Ülkeler geleceklerini devam ettirmekle yükümlüdürler. Geleceği devam ettirmek de öngörülere bağlıdır. Öngörünüz ne kadar yüksek ve isabetli ise ülkenizin güvenirliği ve geleceği de o derece yüksek ve emin ellerde demektir.
Türk devleti köklü ve kurumsallaşmış bir devlet geleneğine sahipti.
Hükümetlerin, bu kurumları devam ettirmek, çağın gereklerine göre geliştirmek ve varsa eksikliklerini tamamlamakla yükümlüdür.
Ne yazık ki AKP hükümetleri, bu kurumları devam ettirmek ve geliştirmek yerine kendince paralel yeni kurumlar ve yöntemler geliştirmeye çalışarak devre dışı bırakmak oldu.
Gelinen nokta da görüldü ki, bu yeni kurumlar ve yöntemler çalışmıyor ve ülkenin ihtiyaçlarına yanıt vermiyor.
Hıfzıssıhha aşı enstitüsünün kapattılar. Ülke aşı da dışa bağımlı hale geldi. Demek ki olası bir salgını öngörememişler.
Oysa hıfzıssıhha sadece Türkiye’nin değil bütünüyle Ortadoğu’nun aşı merkeziydi. Kârda mıyız zararda mı?
THK’na cephe aldılar. Kurumun bitirilmesi için ne gerekiyorsa yaptılar.
Sonuç: Önlenemez bir yangınla yeşil vatan cayır cayır yanmakta. Afaki ve ipe sapa gelmez gerekçelerle toplumu oyalamaya çalışmaktalar.
Kızılay’ı alternatif kurumlarla devre dışı ettiler, kara gün dostu köklü KIZILAY’a halkın güvenini yitirdiler.
AKP hükümet yetkilileri, yangının kolayca söndürüleceğine inanmışlardı ki, beylik laflarla, gurur ve kibir ifadesi davranışlarla işi hafife almışlardı.
Böylesine büyük ve korkunç bir yangını öngörememişler. Oysa devlet adamı, olacak ve olabilecekleri önceden görebilecek zekâ ve ufka sahip olandır.
Gelinen nokta; denize düşen yılana sarılır misali şimdi her yerden yangın uçağı ve helikopter bekler konumdayız.

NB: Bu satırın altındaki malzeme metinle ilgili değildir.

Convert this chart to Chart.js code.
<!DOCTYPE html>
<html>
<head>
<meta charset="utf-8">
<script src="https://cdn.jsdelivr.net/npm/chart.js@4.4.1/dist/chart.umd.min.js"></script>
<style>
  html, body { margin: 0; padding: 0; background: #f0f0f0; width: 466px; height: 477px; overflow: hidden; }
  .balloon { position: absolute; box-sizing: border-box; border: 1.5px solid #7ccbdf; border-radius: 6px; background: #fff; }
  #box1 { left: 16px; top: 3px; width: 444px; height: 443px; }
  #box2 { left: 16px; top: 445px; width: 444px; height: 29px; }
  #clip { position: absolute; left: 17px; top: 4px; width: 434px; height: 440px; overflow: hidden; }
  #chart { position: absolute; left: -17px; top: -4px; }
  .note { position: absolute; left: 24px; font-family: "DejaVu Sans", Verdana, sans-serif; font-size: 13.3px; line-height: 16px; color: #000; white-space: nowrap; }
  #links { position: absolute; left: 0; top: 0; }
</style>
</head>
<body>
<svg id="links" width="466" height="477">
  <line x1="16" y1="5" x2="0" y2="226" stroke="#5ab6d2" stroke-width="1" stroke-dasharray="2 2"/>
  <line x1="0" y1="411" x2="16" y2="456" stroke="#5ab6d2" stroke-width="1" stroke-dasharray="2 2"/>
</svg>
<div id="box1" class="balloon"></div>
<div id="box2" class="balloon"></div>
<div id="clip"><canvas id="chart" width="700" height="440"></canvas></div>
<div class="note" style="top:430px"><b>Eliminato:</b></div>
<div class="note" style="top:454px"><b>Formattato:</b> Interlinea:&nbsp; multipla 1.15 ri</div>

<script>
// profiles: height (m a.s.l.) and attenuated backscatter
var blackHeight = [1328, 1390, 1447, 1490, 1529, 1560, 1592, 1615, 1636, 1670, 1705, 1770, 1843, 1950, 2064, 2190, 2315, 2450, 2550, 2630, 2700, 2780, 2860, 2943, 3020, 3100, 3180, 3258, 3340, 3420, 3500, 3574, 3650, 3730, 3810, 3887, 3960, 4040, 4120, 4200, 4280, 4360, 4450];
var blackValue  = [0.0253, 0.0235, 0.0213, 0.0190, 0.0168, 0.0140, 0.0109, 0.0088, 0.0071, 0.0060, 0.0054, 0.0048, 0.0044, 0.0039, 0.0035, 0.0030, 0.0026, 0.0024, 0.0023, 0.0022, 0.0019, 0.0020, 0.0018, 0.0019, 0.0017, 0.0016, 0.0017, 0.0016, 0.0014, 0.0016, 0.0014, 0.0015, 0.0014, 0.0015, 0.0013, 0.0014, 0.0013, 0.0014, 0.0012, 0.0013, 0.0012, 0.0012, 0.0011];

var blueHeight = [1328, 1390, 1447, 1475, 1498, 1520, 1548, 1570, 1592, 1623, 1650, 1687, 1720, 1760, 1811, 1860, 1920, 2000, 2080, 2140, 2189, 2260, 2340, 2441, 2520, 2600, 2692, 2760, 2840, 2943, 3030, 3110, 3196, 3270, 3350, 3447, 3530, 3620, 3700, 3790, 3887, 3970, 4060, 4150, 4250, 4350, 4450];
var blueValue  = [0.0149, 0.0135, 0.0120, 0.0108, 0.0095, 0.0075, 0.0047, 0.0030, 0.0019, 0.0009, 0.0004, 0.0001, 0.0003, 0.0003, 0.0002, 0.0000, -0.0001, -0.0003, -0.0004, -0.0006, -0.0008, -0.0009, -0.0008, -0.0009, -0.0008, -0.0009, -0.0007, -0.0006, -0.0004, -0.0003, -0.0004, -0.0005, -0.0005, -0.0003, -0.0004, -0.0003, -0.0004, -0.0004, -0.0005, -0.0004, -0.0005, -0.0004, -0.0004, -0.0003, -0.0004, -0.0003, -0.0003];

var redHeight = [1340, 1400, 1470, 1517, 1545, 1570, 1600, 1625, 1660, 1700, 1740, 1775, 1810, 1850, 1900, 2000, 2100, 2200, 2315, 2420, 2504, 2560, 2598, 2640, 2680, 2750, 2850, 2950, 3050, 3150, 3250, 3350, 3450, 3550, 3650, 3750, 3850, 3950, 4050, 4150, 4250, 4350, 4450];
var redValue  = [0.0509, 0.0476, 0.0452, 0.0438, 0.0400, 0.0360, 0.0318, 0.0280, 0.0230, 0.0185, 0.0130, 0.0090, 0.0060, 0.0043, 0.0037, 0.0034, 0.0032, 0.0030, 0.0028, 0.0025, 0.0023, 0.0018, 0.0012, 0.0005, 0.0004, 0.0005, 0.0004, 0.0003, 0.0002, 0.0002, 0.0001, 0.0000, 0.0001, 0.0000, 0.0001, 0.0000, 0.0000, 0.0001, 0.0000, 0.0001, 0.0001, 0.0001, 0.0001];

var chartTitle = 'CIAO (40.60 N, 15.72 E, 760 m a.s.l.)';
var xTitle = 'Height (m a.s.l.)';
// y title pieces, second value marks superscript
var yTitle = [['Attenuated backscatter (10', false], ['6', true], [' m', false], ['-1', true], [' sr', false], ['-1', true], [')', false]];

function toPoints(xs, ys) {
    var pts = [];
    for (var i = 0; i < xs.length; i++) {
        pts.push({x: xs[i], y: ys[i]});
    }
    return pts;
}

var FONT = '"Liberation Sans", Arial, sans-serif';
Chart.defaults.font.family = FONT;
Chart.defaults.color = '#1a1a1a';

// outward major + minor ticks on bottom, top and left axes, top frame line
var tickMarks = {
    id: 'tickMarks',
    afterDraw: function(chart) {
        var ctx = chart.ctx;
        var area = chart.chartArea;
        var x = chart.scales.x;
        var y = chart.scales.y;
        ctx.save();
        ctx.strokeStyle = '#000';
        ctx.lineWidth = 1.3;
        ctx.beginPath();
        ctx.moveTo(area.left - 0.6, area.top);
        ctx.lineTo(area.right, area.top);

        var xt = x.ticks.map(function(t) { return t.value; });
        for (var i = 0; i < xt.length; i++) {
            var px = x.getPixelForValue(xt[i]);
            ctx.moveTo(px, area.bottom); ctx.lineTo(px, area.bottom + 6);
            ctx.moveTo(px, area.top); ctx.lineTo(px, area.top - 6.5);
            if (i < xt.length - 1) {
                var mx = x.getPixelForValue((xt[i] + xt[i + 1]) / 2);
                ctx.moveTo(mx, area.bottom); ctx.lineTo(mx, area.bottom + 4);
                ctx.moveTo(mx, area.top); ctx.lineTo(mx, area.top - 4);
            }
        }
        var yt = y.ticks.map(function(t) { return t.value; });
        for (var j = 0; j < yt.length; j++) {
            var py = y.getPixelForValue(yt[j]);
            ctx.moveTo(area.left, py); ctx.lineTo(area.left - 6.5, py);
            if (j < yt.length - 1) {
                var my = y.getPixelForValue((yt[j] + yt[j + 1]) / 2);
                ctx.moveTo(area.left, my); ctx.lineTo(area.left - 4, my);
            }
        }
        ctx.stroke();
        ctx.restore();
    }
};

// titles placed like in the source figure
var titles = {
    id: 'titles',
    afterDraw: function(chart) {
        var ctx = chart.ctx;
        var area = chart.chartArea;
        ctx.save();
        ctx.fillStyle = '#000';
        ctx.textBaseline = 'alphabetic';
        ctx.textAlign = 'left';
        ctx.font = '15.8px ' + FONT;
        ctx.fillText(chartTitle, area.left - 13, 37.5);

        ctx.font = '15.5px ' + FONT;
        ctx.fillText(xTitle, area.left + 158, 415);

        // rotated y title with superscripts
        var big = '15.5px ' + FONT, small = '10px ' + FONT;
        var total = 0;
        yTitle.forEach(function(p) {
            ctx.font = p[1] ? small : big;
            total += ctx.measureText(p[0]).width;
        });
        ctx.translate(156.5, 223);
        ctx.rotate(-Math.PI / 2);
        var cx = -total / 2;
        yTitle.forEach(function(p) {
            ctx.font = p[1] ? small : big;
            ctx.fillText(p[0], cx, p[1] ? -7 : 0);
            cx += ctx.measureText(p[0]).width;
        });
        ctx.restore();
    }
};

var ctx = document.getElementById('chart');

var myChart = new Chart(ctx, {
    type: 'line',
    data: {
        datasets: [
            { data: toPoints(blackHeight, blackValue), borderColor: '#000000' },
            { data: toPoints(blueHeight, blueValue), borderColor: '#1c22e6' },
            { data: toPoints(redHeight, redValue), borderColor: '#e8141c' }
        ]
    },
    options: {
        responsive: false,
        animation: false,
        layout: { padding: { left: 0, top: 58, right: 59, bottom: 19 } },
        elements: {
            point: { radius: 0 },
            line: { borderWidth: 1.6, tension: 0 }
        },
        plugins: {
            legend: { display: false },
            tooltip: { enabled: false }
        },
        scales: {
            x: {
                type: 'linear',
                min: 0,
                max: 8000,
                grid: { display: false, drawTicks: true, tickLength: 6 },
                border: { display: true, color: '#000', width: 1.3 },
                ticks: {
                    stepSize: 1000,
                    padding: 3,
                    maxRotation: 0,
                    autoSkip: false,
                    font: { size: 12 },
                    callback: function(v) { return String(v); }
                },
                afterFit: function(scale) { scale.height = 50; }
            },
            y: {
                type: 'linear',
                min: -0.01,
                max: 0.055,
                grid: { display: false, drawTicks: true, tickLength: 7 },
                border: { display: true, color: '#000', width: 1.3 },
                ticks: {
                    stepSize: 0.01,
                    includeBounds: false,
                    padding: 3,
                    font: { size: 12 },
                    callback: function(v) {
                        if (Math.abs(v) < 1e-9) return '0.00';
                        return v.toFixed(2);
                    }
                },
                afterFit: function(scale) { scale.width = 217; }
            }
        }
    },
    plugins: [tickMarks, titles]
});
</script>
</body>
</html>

Biz 2,5 milyar verip S-400’leri niçin almıştık? Hangarda bekletip çürütmek için mi?
Elbette hayır. Olabilecek hava saldırılarına karşı vatanımızı korumak için değil mi?

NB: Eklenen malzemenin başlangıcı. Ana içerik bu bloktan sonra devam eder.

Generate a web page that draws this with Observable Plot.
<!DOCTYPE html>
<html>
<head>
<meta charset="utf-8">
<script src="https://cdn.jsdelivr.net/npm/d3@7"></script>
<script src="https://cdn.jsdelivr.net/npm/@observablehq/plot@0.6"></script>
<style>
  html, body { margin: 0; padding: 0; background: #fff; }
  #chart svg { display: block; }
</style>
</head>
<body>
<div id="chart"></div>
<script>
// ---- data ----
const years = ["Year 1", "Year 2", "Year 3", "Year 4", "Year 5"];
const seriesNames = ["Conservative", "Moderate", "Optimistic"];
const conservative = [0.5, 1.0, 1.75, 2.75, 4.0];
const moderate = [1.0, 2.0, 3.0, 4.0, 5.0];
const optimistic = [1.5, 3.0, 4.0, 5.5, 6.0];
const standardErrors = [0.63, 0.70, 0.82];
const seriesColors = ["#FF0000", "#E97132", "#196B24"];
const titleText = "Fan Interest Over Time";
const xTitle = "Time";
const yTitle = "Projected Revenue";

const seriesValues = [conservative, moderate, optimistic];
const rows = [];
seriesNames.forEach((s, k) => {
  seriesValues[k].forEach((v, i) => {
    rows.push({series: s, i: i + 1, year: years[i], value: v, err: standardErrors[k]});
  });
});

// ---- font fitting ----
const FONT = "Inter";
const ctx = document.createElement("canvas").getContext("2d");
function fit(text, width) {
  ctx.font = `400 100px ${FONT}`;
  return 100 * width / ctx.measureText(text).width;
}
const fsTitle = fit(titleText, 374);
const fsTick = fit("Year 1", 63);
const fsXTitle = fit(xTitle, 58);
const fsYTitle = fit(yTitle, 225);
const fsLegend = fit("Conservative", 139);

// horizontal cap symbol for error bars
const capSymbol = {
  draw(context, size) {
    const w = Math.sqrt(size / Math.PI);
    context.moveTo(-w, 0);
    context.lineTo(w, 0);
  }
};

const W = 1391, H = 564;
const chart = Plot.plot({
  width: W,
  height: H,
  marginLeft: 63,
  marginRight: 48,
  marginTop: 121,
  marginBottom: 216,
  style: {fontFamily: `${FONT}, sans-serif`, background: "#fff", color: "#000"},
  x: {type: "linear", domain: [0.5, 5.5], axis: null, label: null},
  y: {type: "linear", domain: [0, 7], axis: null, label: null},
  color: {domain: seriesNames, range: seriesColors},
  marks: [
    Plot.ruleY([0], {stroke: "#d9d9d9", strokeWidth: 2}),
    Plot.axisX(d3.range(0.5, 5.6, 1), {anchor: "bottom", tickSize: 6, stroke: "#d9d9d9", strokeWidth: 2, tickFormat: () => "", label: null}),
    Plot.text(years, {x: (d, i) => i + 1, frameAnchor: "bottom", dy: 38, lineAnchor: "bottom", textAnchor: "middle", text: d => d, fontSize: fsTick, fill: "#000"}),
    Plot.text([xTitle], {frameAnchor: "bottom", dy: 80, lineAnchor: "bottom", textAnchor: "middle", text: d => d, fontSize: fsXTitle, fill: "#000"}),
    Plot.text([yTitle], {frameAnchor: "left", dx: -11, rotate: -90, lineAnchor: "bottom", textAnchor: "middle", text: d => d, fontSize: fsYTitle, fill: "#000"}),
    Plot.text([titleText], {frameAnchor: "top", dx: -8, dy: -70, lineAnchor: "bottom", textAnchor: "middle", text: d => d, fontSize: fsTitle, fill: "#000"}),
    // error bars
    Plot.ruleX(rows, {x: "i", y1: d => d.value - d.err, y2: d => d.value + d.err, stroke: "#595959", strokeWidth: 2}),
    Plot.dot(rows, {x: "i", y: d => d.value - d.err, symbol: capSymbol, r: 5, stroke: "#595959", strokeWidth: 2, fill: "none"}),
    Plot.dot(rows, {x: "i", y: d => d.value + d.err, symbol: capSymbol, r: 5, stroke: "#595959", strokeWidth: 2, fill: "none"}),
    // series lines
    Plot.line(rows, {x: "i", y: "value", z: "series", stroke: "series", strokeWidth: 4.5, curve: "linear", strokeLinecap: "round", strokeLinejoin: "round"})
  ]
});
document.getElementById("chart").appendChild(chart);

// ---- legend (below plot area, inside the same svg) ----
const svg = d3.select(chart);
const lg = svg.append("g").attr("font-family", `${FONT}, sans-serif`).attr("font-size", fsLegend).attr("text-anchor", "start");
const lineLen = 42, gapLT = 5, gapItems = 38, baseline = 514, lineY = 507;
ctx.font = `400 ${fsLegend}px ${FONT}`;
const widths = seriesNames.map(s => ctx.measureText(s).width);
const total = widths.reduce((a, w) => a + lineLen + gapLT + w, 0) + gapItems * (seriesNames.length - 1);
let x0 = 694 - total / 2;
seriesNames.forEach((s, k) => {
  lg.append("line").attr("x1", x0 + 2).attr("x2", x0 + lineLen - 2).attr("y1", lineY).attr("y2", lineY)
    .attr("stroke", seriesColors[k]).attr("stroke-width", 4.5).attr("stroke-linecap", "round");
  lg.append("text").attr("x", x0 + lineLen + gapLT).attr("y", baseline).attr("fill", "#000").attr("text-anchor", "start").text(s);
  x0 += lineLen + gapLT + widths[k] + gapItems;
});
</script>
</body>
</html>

Oysa hesap edemedik mi Nato ülkesi de olduğumuzu ve bu işe NATO’nun sıcak bakmayıp karşı çıkacağını. İşte bu da bir öngörüsüzlüktür.
S-400’leri aktif edebildik mi? Bir hava saldırısında kullanabilecek miyiz?
Onlarca soru işareti ve acabalar?
Olası bir İstanbul depremini öngörüyor muyuz?
Depremdeki hasarı ve kayıpları tahmin edebiliyor muyuz?
Bilim adamlarının bu konudaki ikaz, uyarı ve taleplerine önem veriyor muyuz?
Varsa yoksa, inat ve hayal uğruna İstanbul Kanalı’na yoğunlaşmışız?
Öngörüsüzlüğümüz yüzünden binlerce yeşil vatanın yanmasına neden olmadık mı?
Neden THK’nun uçaklarına bakım yaptırıp, kurumu daha iyileştirerek yaşamasına gayret etmedik? Yapılan tenkit ve eleştiriler karşısında: “Şimdi sırası mı?” denmekte.
Sırasında yapılan hangi teklif ve öneriyi dikkate aldınız ki?
Fetö ile yapılan ikazlara kulaklarınızı tıkadığınız ve “Fetö devlete sızmış lafına kargalar bile güler” dediğiniz için bir 15 Temmuz travması yaşamadık mı?
Siz hep olaylar oldukça mı önlem almak zorundasınız?
Ülkenin yangınını söndürme işinin özelleştirilmesi ya da ihaleye havale edilmesi hangi ÖNGÖRÜNÜZÜN bir sonucuydu?
Dehanız yeşil vatanın yanmasıyla sonuçlandı. Üç Yalova büyüklüğünde YEŞİL VATAN yandı, kül oldu. Gözünüz aydın olsun.
Şimdi aynı hata ve inadı, düzensiz sığınmacılar konusunda göstermektesiniz. Bu insanların her olumsuz eylemi sizin hanenize eksi olarak yazılacaktır. Kaldı ki AKP’lilerin bile sığınmacılar gitsin yüzdesi çok yüksek.
Öngörüsüzlük kötü bir şeydir. Hele ideolojiniz adına Cumhuriyetin oturmuş kurumlarını devre dışı bırakmak ise bir yıkımdır.